Er darf eigentlich nicht, aber er hört nicht auf, Filme zu machen. Der Iraner Jafar Panahi umgeht ein ums andere Mal alle Hindernisse, er dreht mit minimalen Mitteln, und landet jedes Mal an einem grossen Festival. Irgendwann muss das den zuständigen Stellen in seinem Land doch auffallen?

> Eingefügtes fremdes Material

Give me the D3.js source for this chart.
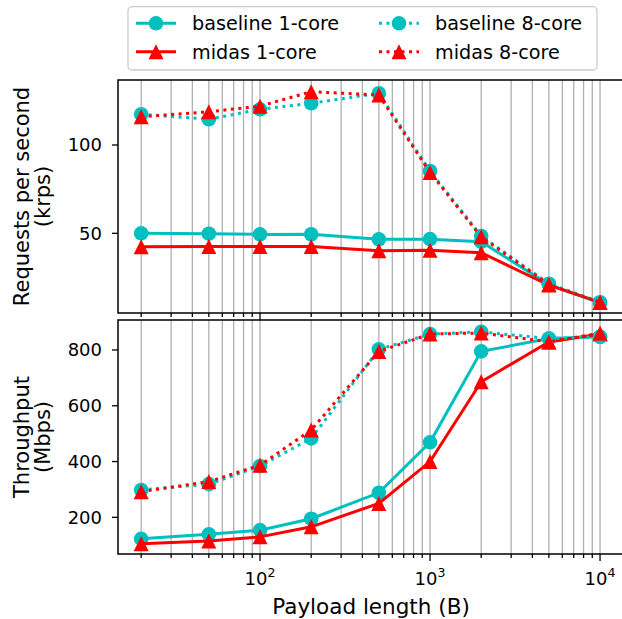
<!DOCTYPE html>
<html>
<head>
<meta charset="utf-8">
<script src="https://cdn.jsdelivr.net/npm/d3@7"></script>
<style>
  body { margin: 0; background: #fff; }
  text { font-family: "DejaVu Sans", sans-serif; fill: #000; }
</style>
</head>
<body>
<svg width="622" height="619"></svg>
<script>
var payload = [20, 50, 100, 200, 500, 1000, 2000, 5000, 10000];

// requests per second (krps)
var rpsBase1 = [50, 49.8, 49.4, 49.5, 46.6, 46.7, 45.2, 21, 10.7];
var rpsMidas1 = [42.4, 42.5, 42.5, 42.5, 40.2, 40.4, 39, 20.7, 10.9];
var rpsBase8 = [117.4, 114.6, 120.2, 123.6, 129.3, 85.3, 48.5, 21.5, 11];
var rpsMidas8 = [116, 118.8, 122, 130.2, 128.3, 84.5, 48, 21, 11];

// throughput (Mbps)
var tpBase1 = [123, 139, 154, 195, 288, 469, 795, 841, 847];
var tpMidas1 = [105, 115, 130, 166, 250, 400, 686, 829, 857];
var tpBase8 = [298, 319, 384, 483, 802, 857, 865, 841, 847];
var tpMidas8 = [292, 328, 387, 513, 795, 857, 861, 829, 860];

var seriesNames = ["baseline 1-core", "midas 1-core", "baseline 8-core", "midas 8-core"];
var rpsTicks = [50, 100];
var tpTicks = [200, 400, 600, 800];

var svg = d3.select("svg");
var cyan = "#00bfbf", red = "#ff0000";
var styles = [
  {color: cyan, marker: "circle", dash: null},
  {color: red, marker: "triangle", dash: null},
  {color: cyan, marker: "circle", dash: "3,4.5"},
  {color: red, marker: "triangle", dash: "3,4.5"}
];

var left = 118, right = 623;
var x = d3.scaleLog()
    .domain([Math.pow(10, 1.1647), Math.pow(10, 4.135)])
    .range([left, right]);

var yTop = d3.scaleLinear().domain([4.9, 136.8]).range([313, 80]);
var yBot = d3.scaleLinear().domain([68.5, 907.5]).range([554, 320]);

// all major + minor grid positions
var gridVals = [];
[10, 100, 1000, 10000].forEach(function(d) {
  for (var k = 1; k < 10; k++) gridVals.push(d * k);
});
gridVals = gridVals.filter(function(v) { return v >= x.domain()[0] && v <= x.domain()[1]; });
var majors = [100, 1000, 10000];

function panel(y, ticks, data, labelLines, showXLabels) {
  var g = svg.append("g");
  var y0 = y.range()[0], y1 = y.range()[1];

  g.selectAll(".grid")
    .data(gridVals)
    .enter().append("line")
      .attr("x1", function(d) { return x(d); })
      .attr("x2", function(d) { return x(d); })
      .attr("y1", y0).attr("y2", y1)
      .attr("stroke", "#b0b0b0")
      .attr("stroke-width", 1.3);

  var line = d3.line()
      .x(function(d) { return x(d[0]); })
      .y(function(d) { return y(d[1]); });

  data.forEach(function(vals, i) {
    var st = styles[i];
    var pts = payload.map(function(p, j) { return [p, vals[j]]; });
    var sg = g.append("g");
    sg.append("path")
      .attr("d", line(pts))
      .attr("fill", "none")
      .attr("stroke", st.color)
      .attr("stroke-width", 3)
      .attr("stroke-dasharray", st.dash);
    drawMarkers(sg, pts.map(function(p) { return [x(p[0]), y(p[1])]; }), st);
  });

  // spines
  g.append("path")
    .attr("d", "M" + right + "," + y1 + "H" + left + "V" + y0 + "H" + right)
    .attr("fill", "none")
    .attr("stroke", "#000")
    .attr("stroke-width", 1.5);

  // x ticks
  g.selectAll(".xt")
    .data(gridVals)
    .enter().append("line")
      .attr("x1", function(d) { return x(d); })
      .attr("x2", function(d) { return x(d); })
      .attr("y1", y0)
      .attr("y2", function(d) { return y0 + (majors.indexOf(d) >= 0 ? 7 : 4); })
      .attr("stroke", "#000")
      .attr("stroke-width", 1.3);

  if (showXLabels) {
    majors.forEach(function(m) {
      var t = g.append("text")
        .attr("x", x(m))
        .attr("y", y0 + 31)
        .attr("text-anchor", "middle")
        .style("font-size", "18px");
      t.append("tspan").text("10");
      t.append("tspan").text(Math.round(Math.log10(m)))
        .attr("dy", -8).style("font-size", "12.5px");
    });
  }

  // y ticks
  ticks.forEach(function(v) {
    g.append("line")
      .attr("x1", left - 6).attr("x2", left)
      .attr("y1", y(v)).attr("y2", y(v))
      .attr("stroke", "#000").attr("stroke-width", 1.3);
    g.append("text")
      .attr("x", left - 16)
      .attr("y", y(v))
      .attr("dy", "0.36em")
      .attr("text-anchor", "end")
      .style("font-size", "18px")
      .text(v);
  });

  var cy = (y0 + y1) / 2;
  labelLines.forEach(function(s, i) {
    g.append("text")
      .attr("transform", "translate(" + (29 + i * 21) + "," + cy + ") rotate(-90)")
      .attr("text-anchor", "middle")
      .style("font-size", "21px")
      .text(s);
  });
}

function drawMarkers(sel, pts, st) {
  if (st.marker === "circle") {
    sel.selectAll(".m").data(pts).enter().append("circle")
      .attr("cx", function(d) { return d[0]; })
      .attr("cy", function(d) { return d[1]; })
      .attr("r", 7.3)
      .attr("fill", st.color);
  } else {
    var s = 7.5;
    sel.selectAll(".m").data(pts).enter().append("path")
      .attr("d", function(d) {
        return "M" + d[0] + "," + (d[1] - s) + "L" + (d[0] - s) + "," + (d[1] + s) +
               "L" + (d[0] + s) + "," + (d[1] + s) + "Z";
      })
      .attr("fill", st.color);
  }
}

panel(yTop, rpsTicks, [rpsBase1, rpsMidas1, rpsBase8, rpsMidas8], ["Requests per second", "(krps)"], false);
panel(yBot, tpTicks, [tpBase1, tpMidas1, tpBase8, tpMidas8], ["Throughput", "(Mbps)"], true);

svg.append("text")
  .attr("x", 371)
  .attr("y", 614)
  .attr("text-anchor", "middle")
  .style("font-size", "21.5px")
  .text("Payload length (B)");

// legend
var lg = svg.append("g");
lg.append("rect")
  .attr("x", 128).attr("y", 6.7)
  .attr("width", 469).attr("height", 63.3)
  .attr("rx", 4)
  .attr("fill", "#fff").attr("fill-opacity", 0.8)
  .attr("stroke", "#cccccc").attr("stroke-width", 1.3);

var legPos = [[136, 23.3], [136, 51.7], [379, 23.3], [379, 51.7]];
seriesNames.forEach(function(name, i) {
  var p = legPos[i], st = styles[i];
  var hg = lg.append("g");
  hg.append("line")
    .attr("x1", p[0]).attr("x2", p[0] + 40)
    .attr("y1", p[1]).attr("y2", p[1])
    .attr("stroke", st.color).attr("stroke-width", 3)
    .attr("stroke-dasharray", st.dash);
  drawMarkers(hg, [[p[0] + 20, p[1]]], st);
  lg.append("text")
    .attr("x", p[0] + 56)
    .attr("y", p[1])
    .attr("dy", "0.36em")
    .style("font-size", "19.2px")
    .text(name);
});
</script>
</body>
</html>
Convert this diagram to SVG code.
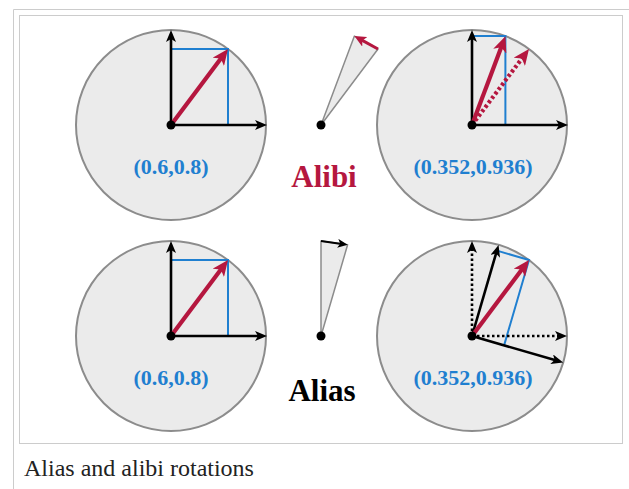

Aber vielleicht ist es in dem Land ja so, wie die junge Marzieh (Marzieh Rezaei) ihr Dorf schildert: Man kann sich auf nichts verlassen, es gibt keine allgemeingültigen Regeln, ausser jener, mit der sich die Autofahrer auf der engen Bergstrasse via Hupsignal über den allfälligen Vortritt verständigen. Und selbst die ändern dauernd.
Und noch viel schlimmer: Als Marzieh schliesslich mit Pickel und Schaufel loszog, um die Strasse zu verbreitern, hat ihr die Dorfgemeinschaft das verboten. Das sei keine Arbeit für ein Mädchen.
Angefangen hat der Film allerdings mit einem Mobilvideo von Marzieh. Sie ist zu sehen, wie sie der Schauspielerin Benahz Jafari (auch sie spielt sich selbst) in einem langen Monolog ihre Not schildert, dass sie ans Konservatorium wollte, um Schauspielerin zu werden, dass man sie aber dazu angehalten haben, zuerst zu heiraten, im Vertrauen darauf, dass sie die Aufnahmeprüfung eh nicht schaffen würde … und dass sie nun in der Falle sei in ihrem Dorf und dass Jafari, ihre letzte Hoffnung, auf keine ihrer Messages geantwortet habe. Dann springt sie in das Seil, das sie sich in der Höhle um den Hals gelegt hat.
Schon in der nächsten Einstellung sehen wir Benaz Jafari auf einem Beifahrersitz, sie klagt Jafar Panahi, der fährt (macht er eigentlich immer in seinen jüngeren Filmen), das könne doch nicht sein, und sie wolle dieses Dorf finden und herausfinden, ob es da wirklich einen Suizid gegeben habe.
Panahi filmt offensichtlich mit einer einzigen Kamera, vielleicht sogar einem Telefon, in einfachen Einstellungen, ohne Schnitt- und Gegenschnitt, bzw. mal nur mit dem einen, dann mit dem anderen. Der Ton ist allerdings professionell, die Bilder klar und scharf.
Aber die Reise von Jafari und Panahi in dieses Dorf zeitigt viele seltsame und witzige Situationen und lässt Geschichten sprudeln, von Superbullen, eingesalzenen Vorhäuten, einer vorrevolutionären Schauspielerin und immer wieder von der ehrgeizigen entschlossenen Marzieh, die von allen im Dorf für holhköpfig und überheblich gehalten wird.
Jafar Panahis jüngster Minimalfilm erinnert in vielem an unseren Schweizer Kamikaze-Filmer Clemens Klopfenstein und seine umbrischen Wandergeschichten. Die Personalreduktion und der Film als Geschichtenvehikel, der Schalk und die satirischen Momente passen dazu.
Andererseits hat auch dieser Panahi-Film wieder Unmengen von Doppelbödigkeiten, die man gesellschaftspolitisch interpretieren kann und will und vielleicht auch darf.
3 Faces ist einmal mehr gekonnt minimalistisch, etwas weniger kompakt als seine letzten Filme und damit auch wieder näher beim Werk des frühen Kiarostami und anderer Wegbereiter des zensurunterlaufenden Einfalls-Kino.